___ Records for this exercise

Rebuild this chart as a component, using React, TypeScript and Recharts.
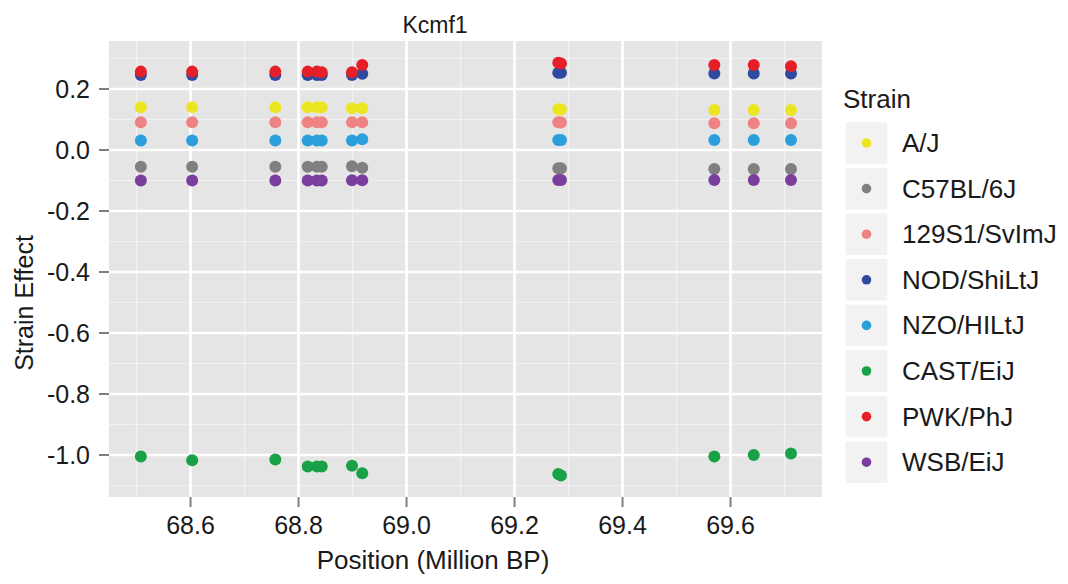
import { ScatterChart, Scatter, XAxis, YAxis, CartesianGrid } from 'recharts';

const positions = [68.508, 68.603, 68.757, 68.817, 68.834, 68.843, 68.899, 68.918, 69.281, 69.286, 69.57, 69.643, 69.712];

const strains = ['A/J', 'C57BL/6J', '129S1/SvImJ', 'NOD/ShiLtJ', 'NZO/HILtJ', 'CAST/EiJ', 'PWK/PhJ', 'WSB/EiJ'];
const strainColors = ['#ECE622', '#808080', '#EF8282', '#2F4B9F', '#2A9FDC', '#18A147', '#E41F27', '#7A3F9E'];

const ajEffect = [0.14, 0.14, 0.14, 0.14, 0.14, 0.14, 0.137, 0.137, 0.134, 0.133, 0.131, 0.131, 0.131];
const c57Effect = [-0.055, -0.055, -0.055, -0.055, -0.055, -0.055, -0.053, -0.058, -0.06, -0.06, -0.062, -0.062, -0.062];
const s129Effect = [0.091, 0.091, 0.091, 0.091, 0.091, 0.091, 0.091, 0.091, 0.091, 0.09, 0.088, 0.088, 0.088];
const nodEffect = [0.246, 0.246, 0.246, 0.246, 0.246, 0.246, 0.246, 0.25, 0.253, 0.253, 0.251, 0.251, 0.251];
const nzoEffect = [0.031, 0.031, 0.031, 0.031, 0.031, 0.031, 0.031, 0.035, 0.033, 0.033, 0.033, 0.033, 0.033];
const castEffect = [-1.005, -1.017, -1.015, -1.038, -1.038, -1.038, -1.035, -1.06, -1.062, -1.067, -1.005, -1.0, -0.995];
const pwkEffect = [0.257, 0.257, 0.257, 0.257, 0.257, 0.255, 0.255, 0.279, 0.286, 0.284, 0.279, 0.279, 0.275];
const wsbEffect = [-0.1, -0.1, -0.1, -0.1, -0.1, -0.1, -0.099, -0.099, -0.098, -0.098, -0.098, -0.098, -0.098];

const effects = [ajEffect, c57Effect, s129Effect, nodEffect, nzoEffect, castEffect, pwkEffect, wsbEffect];

const xTicks = [68.6, 68.8, 69.0, 69.2, 69.4, 69.6];
const xMinor = [68.5, 68.7, 68.9, 69.1, 69.3, 69.5, 69.7];
const yTicks = [0.2, 0.0, -0.2, -0.4, -0.6, -0.8, -1.0];
const yMinor = [0.3, 0.1, -0.1, -0.3, -0.5, -0.7, -0.9, -1.1];

const FONT = '"Liberation Sans", Arial, Helvetica, sans-serif';

const series = strains.map((name, i) => ({
  name,
  color: strainColors[i],
  data: positions.map((x, j) => ({ x, y: effects[i][j] })),
}));

const dot = (color: string) => (props: any) => <circle cx={props.cx} cy={props.cy} r={6} fill={color} />;

export default function App() {
  return (
    <div style={{ position: 'absolute', left: 0, top: 0, width: 1068, height: 584, background: '#fff', fontFamily: FONT }}>
      <ScatterChart width={1068} height={584} margin={{ top: 41, right: 246, bottom: 0, left: 0 }}>
        <CartesianGrid fill="#E5E5E5" stroke="#F2F2F2" strokeWidth={1.2} horizontalValues={yMinor} verticalValues={xMinor} />
        <CartesianGrid fill="none" stroke="#FFFFFF" strokeWidth={2.6} horizontalValues={yTicks} verticalValues={xTicks} />
        <XAxis
          type="number"
          dataKey="x"
          domain={[68.449, 69.7694]}
          ticks={xTicks}
          allowDataOverflow
          height={87}
          tickFormatter={(v: number) => v.toFixed(1)}
          axisLine={false}
          tickSize={10}
          tickMargin={9}
          tickLine={{ stroke: '#7F7F7F', strokeWidth: 2 }}
          tick={{ fill: '#1a1a1a', fontSize: 25, fontFamily: FONT }}
        />
        <YAxis
          type="number"
          dataKey="y"
          domain={[-1.1377, 0.3574]}
          ticks={yTicks}
          allowDataOverflow
          width={109}
          tickFormatter={(v: number) => v.toFixed(1)}
          axisLine={false}
          tickSize={10}
          tickMargin={9}
          tickLine={{ stroke: '#7F7F7F', strokeWidth: 2 }}
          tick={{ fill: '#1a1a1a', fontSize: 25, fontFamily: FONT }}
        />
        {series.map((s) => (
          <Scatter key={s.name} name={s.name} data={s.data} fill={s.color} shape={dot(s.color)} isAnimationActive={false} />
        ))}
      </ScatterChart>
      <svg width={1068} height={584} style={{ position: 'absolute', left: 0, top: 0, pointerEvents: 'none' }} fontFamily={FONT}>
        <text x={435} y={33} textAnchor="middle" fontSize={23} fill="#1a1a1a">Kcmf1</text>
        <text x={433} y={569} textAnchor="middle" fontSize={26} fill="#1a1a1a">Position (Million BP)</text>
        <text transform="translate(33,303) rotate(-90)" textAnchor="middle" fontSize={25} fill="#1a1a1a">Strain Effect</text>
        <text x={843} y={108} fontSize={26} fill="#1a1a1a">Strain</text>
        {series.map((s, i) => {
          const top = 121.5 + i * 45.6;
          return (
            <g key={s.name}>
              <rect x={845} y={top} width={43} height={43} fill="#F2F2F2" stroke="#FFFFFF" strokeWidth={1.5} />
              <circle cx={866.5} cy={top + 21.5} r={4.8} fill={s.color} />
              <text x={902} y={top + 21.5 + 9} fontSize={26} fill="#1a1a1a">{s.name}</text>
            </g>
          );
        })}
      </svg>
    </div>
  );
}
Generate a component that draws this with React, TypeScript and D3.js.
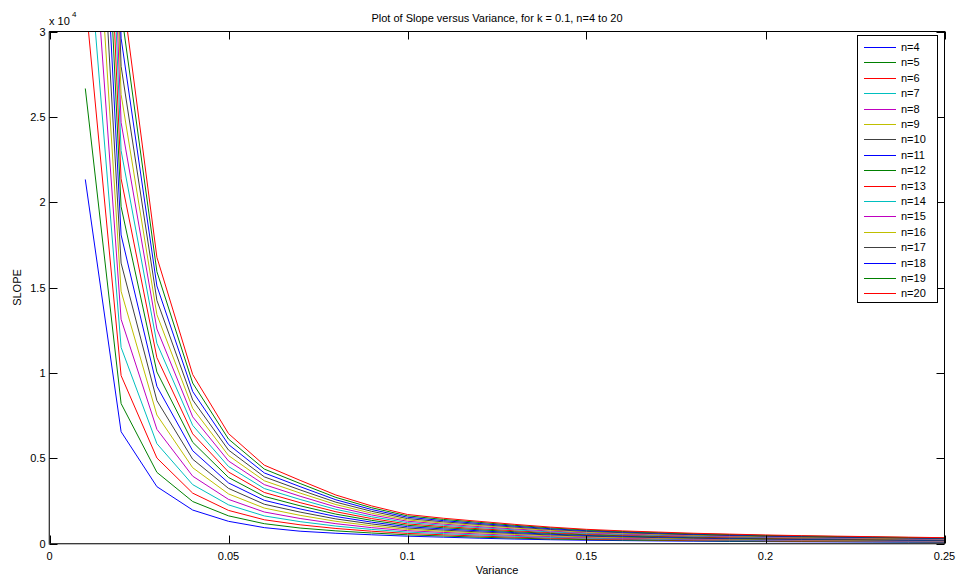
import React from "react";
import * as d3 from "d3";

// Variance values (x) at which the slope was evaluated
const variance = [
  0.01, 0.02, 0.03, 0.04, 0.05, 0.06, 0.07, 0.08, 0.09, 0.1, 0.11, 0.12, 0.13,
  0.14, 0.15, 0.16, 0.17, 0.18, 0.19, 0.2, 0.21, 0.22, 0.23, 0.24, 0.25,
];

// Slope for each sample size n, k = 0.1
const slopeN4 = [21330, 6550, 3330, 1960, 1300, 930, 720, 600, 510, 430, 370, 310, 260, 220, 190, 170, 150, 135, 120, 110, 100, 92, 85, 78, 72];
const slopeN5 = [26660, 8200, 4170, 2460, 1620, 1160, 905, 740, 615, 510, 440, 370, 315, 265, 230, 205, 180, 165, 145, 135, 120, 113, 105, 96, 89];
const slopeN6 = [31990, 9840, 5010, 2950, 1940, 1390, 1095, 880, 720, 590, 510, 435, 370, 315, 270, 240, 215, 195, 175, 160, 145, 134, 124, 115, 106];
const slopeN7 = [37320, 11490, 5850, 3450, 2265, 1615, 1280, 1020, 825, 670, 580, 495, 420, 360, 310, 275, 250, 220, 200, 180, 170, 155, 144, 133, 122];
const slopeN8 = [42650, 13140, 6690, 3945, 2585, 1845, 1465, 1160, 930, 750, 650, 560, 475, 405, 350, 310, 280, 250, 230, 205, 190, 176, 164, 151, 139];
const slopeN9 = [47980, 14780, 7530, 4440, 2905, 2075, 1650, 1300, 1040, 825, 715, 620, 530, 450, 390, 350, 310, 280, 255, 230, 210, 197, 184, 169, 156];
const slopeN10 = [53310, 16430, 8370, 4940, 3230, 2300, 1840, 1440, 1145, 905, 785, 680, 585, 500, 430, 385, 345, 310, 280, 255, 235, 218, 203, 188, 173];
const slopeN11 = [58640, 18080, 9210, 5435, 3550, 2530, 2025, 1580, 1250, 985, 855, 745, 635, 545, 470, 420, 380, 340, 310, 280, 260, 240, 223, 206, 189];
const slopeN12 = [63970, 19730, 10050, 5930, 3870, 2760, 2210, 1720, 1355, 1065, 925, 805, 690, 590, 510, 455, 410, 370, 335, 305, 280, 260, 243, 224, 206];
const slopeN13 = [69300, 21370, 10890, 6425, 4190, 2990, 2395, 1860, 1460, 1145, 995, 865, 745, 635, 550, 490, 440, 395, 360, 330, 300, 282, 262, 242, 223];
const slopeN14 = [74630, 23020, 11730, 6920, 4510, 3220, 2580, 2000, 1565, 1225, 1065, 930, 800, 680, 590, 525, 475, 425, 390, 355, 325, 303, 282, 260, 240];
const slopeN15 = [79960, 24670, 12570, 7420, 4835, 3450, 2770, 2140, 1670, 1305, 1135, 990, 850, 730, 630, 560, 505, 455, 415, 380, 350, 324, 302, 279, 256];
const slopeN16 = [85290, 26310, 13410, 7915, 5155, 3675, 2955, 2280, 1775, 1380, 1200, 1055, 905, 775, 670, 600, 540, 485, 445, 405, 370, 345, 321, 297, 273];
const slopeN17 = [90620, 27960, 14250, 8410, 5475, 3905, 3140, 2420, 1885, 1460, 1270, 1115, 960, 820, 710, 635, 570, 515, 470, 425, 390, 366, 341, 315, 290];
const slopeN18 = [95950, 29610, 15090, 8905, 5800, 4135, 3330, 2560, 1990, 1540, 1340, 1175, 1015, 865, 750, 670, 605, 540, 495, 450, 415, 387, 361, 333, 307];
const slopeN19 = [101280, 31250, 15930, 9400, 6120, 4360, 3515, 2700, 2095, 1620, 1410, 1240, 1065, 915, 790, 705, 635, 570, 525, 475, 440, 408, 380, 352, 323];
const slopeN20 = [106600, 32900, 16770, 9900, 6440, 4590, 3700, 2840, 2200, 1700, 1480, 1300, 1120, 960, 830, 740, 670, 600, 550, 500, 460, 430, 400, 370, 340];

const seriesNames = ["n=4", "n=5", "n=6", "n=7", "n=8", "n=9", "n=10", "n=11", "n=12", "n=13", "n=14", "n=15", "n=16", "n=17", "n=18", "n=19", "n=20"];
const seriesValues = [slopeN4, slopeN5, slopeN6, slopeN7, slopeN8, slopeN9, slopeN10, slopeN11, slopeN12, slopeN13, slopeN14, slopeN15, slopeN16, slopeN17, slopeN18, slopeN19, slopeN20];

// Default line colour order, cycled
const colorOrder = ["#0000ff", "#008000", "#ff0000", "#00bfbf", "#bf00bf", "#bfbf00", "#404040"];

const xTicks = [0, 0.05, 0.1, 0.15, 0.2, 0.25];
const xTickLabels = ["0", "0.05", "0.1", "0.15", "0.2", "0.25"];
const yTicks = [0, 5000, 10000, 15000, 20000, 25000, 30000];
const yTickLabels = ["0", "0.5", "1", "1.5", "2", "2.5", "3"];

const titleText = "Plot of Slope versus Variance, for k = 0.1, n=4 to 20";
const xLabel = "Variance";
const yLabel = "SLOPE";

const W = 956;
const H = 577;
const plot = { left: 49.5, right: 944.5, top: 31.5, bottom: 543.5 };
const font = "'Liberation Sans', Arial, Helvetica, sans-serif";

export default function App() {
  const x = d3.scaleLinear().domain([0, 0.25]).range([plot.left, plot.right]);
  const y = d3.scaleLinear().domain([0, 30000]).range([plot.bottom, plot.top]);
  const line = d3
    .line<number>()
    .x((_, i) => x(variance[i]))
    .y((d) => y(d));

  const tickLen = 8;
  const legend = { left: 857.5, top: 35.5, width: 80, height: 267, row: 15.4, first: 47 };

  return (
    <svg
      width={W}
      height={H}
      style={{ position: "absolute", left: 0, top: 0, background: "#fff" }}
      fontFamily={font}
    >
      <defs>
        <clipPath id="plot-clip">
          <rect x={plot.left} y={plot.top} width={plot.right - plot.left} height={plot.bottom - plot.top} />
        </clipPath>
      </defs>
      <rect x={0} y={0} width={W} height={H} fill="#fff" />

      {/* curves */}
      <g clipPath="url(#plot-clip)">
        {seriesValues.map((vals, i) => (
          <path
            key={seriesNames[i]}
            d={line(vals) ?? ""}
            fill="none"
            stroke={colorOrder[i % colorOrder.length]}
            strokeWidth={1}
          />
        ))}
      </g>

      {/* axes box */}
      <rect
        x={plot.left}
        y={plot.top}
        width={plot.right - plot.left}
        height={plot.bottom - plot.top}
        fill="none"
        stroke="#000"
        strokeWidth={1}
      />
      <line x1={plot.left} x2={plot.right} y1={plot.bottom + 0.5} y2={plot.bottom + 0.5} stroke="#777" strokeWidth={1} />
      <line x1={plot.left - 0.5} x2={plot.left - 0.5} y1={plot.top} y2={plot.bottom + 1} stroke="#777" strokeWidth={1} />

      {/* x ticks */}
      {xTicks.map((t, i) => (
        <g key={"xt" + i}>
          <line x1={Math.round(x(t)) + 0.5} x2={Math.round(x(t)) + 0.5} y1={plot.bottom} y2={plot.bottom - tickLen} stroke="#000" />
          <line x1={Math.round(x(t)) + 0.5} x2={Math.round(x(t)) + 0.5} y1={plot.top} y2={plot.top + tickLen} stroke="#000" />
          <text x={x(t)} y={560} fontSize={11} textAnchor="middle" fill="#000">
            {xTickLabels[i]}
          </text>
        </g>
      ))}

      {/* y ticks */}
      {yTicks.map((t, i) => (
        <g key={"yt" + i}>
          <line x1={plot.left} x2={plot.left + tickLen} y1={Math.round(y(t)) + 0.5} y2={Math.round(y(t)) + 0.5} stroke="#000" />
          <line x1={plot.right} x2={plot.right - tickLen} y1={Math.round(y(t)) + 0.5} y2={Math.round(y(t)) + 0.5} stroke="#000" />
          <text x={plot.left - 4} y={y(t) + 4} fontSize={11} textAnchor="end" fill="#000">
            {yTickLabels[i]}
          </text>
        </g>
      ))}

      {/* exponent */}
      <text x={49} y={25} fontSize={11} fill="#000">
        x 10
      </text>
      <text x={72} y={17} fontSize={8} fill="#000">
        4
      </text>

      {/* title and axis labels */}
      <text x={(plot.left + plot.right) / 2} y={22} fontSize={11} textAnchor="middle" fill="#000">
        {titleText}
      </text>
      <text x={(plot.left + plot.right) / 2} y={574} fontSize={11} textAnchor="middle" fill="#000">
        {xLabel}
      </text>
      <text
        transform={`translate(21, ${(plot.top + plot.bottom) / 2}) rotate(-90)`}
        fontSize={11}
        textAnchor="middle"
        fill="#000"
      >
        {yLabel}
      </text>

      {/* legend */}
      <g>
        <rect x={legend.left} y={legend.top} width={legend.width} height={legend.height} fill="#fff" stroke="#000" strokeWidth={1} />
        {seriesNames.map((name, i) => {
          const cy = legend.first + i * legend.row;
          return (
            <g key={"lg" + name}>
              <line x1={864} x2={896} y1={Math.round(cy) + 0.5} y2={Math.round(cy) + 0.5} stroke={colorOrder[i % colorOrder.length]} strokeWidth={1} />
              <text x={901} y={cy + 4} fontSize={11} fill="#000">
                {name}
              </text>
            </g>
          );
        })}
      </g>
    </svg>
  );
}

______

Write down every line of the data above that includes the string "component".

# Solved problem:
Rebuild this chart as a component, using React, TypeScript and Recharts.
Generate a component that draws this with React, TypeScript and D3.js.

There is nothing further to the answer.